The Distribution of tags is a difficult matter,
It isn't just one of your holiday games;
You may think at first I'm as mad as a hatter
When I tell you, a tag may be distributed in many different ways...
Ever since releasing the first version of HTML::TagCloud, I've been wondering about the distribution of tags. I mean, I had a hunch and square-rooted the tag count and it looked fairly pretty. But then I remembered Clay Shirky talking about power laws and the whole long tail hype. How are tags distributed? How might my module represent tag clouds in a better way?
There only so much wild assed guessing I can do, so I hacked up a quick script using Flickr::API to pick 42 random users from Flickr recent photos, crawl their entire photo collection and find their tag distribution. What do I mean? Well, in my photo collection "london" is used a lot more than, say, "bamboo". In this case I'm not interested in the tags themselves but the distribution of their counts. I produced a chart - each colour is a different Flickr user, with the tags on the left being their popularity by that user: the maximum count being 30 and minimum (and most common) clearly being 1. See that slope! Looks awfully power law to me. So I change my sqrt() to be a log() and everything looks much prettier.

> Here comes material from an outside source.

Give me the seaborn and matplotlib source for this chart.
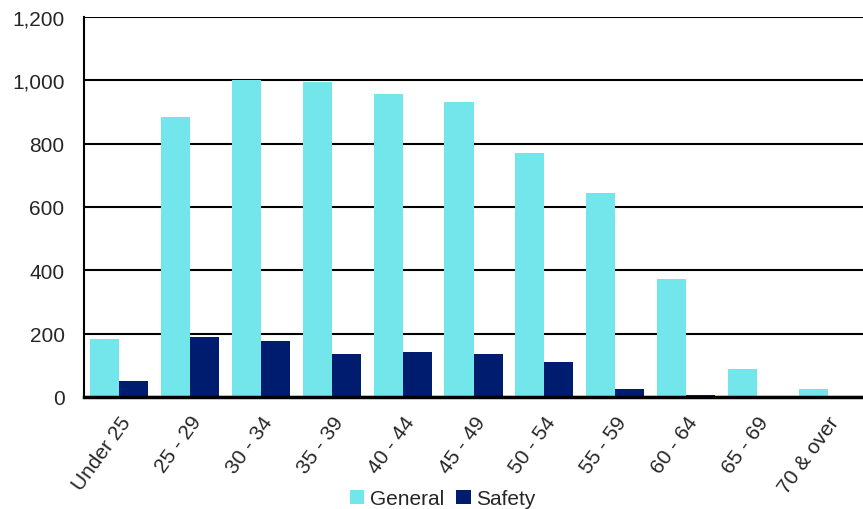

While I was at it I incorporated a patch from Dean Wilson and stole an idea from O'Reilly Radar to bunch the tags closer together. In time honoured tradition, I present before and after screenshots of my recipe tags. Also, I hadn't really considered that people would use HTML::TagCloud with only a few tags - now it copes better with that case. Get HTML::TagCloud 0.32 from CPAN now!
obra and I have been wondering how we could represent more information with tag clouds. I reckon we can easily represent three dimensions: the font size, the text colour and the tag order. (Even though I strongly feel that tags, and menus, should be sorted alphabetically). Any other ideas? How much further can we push this boat?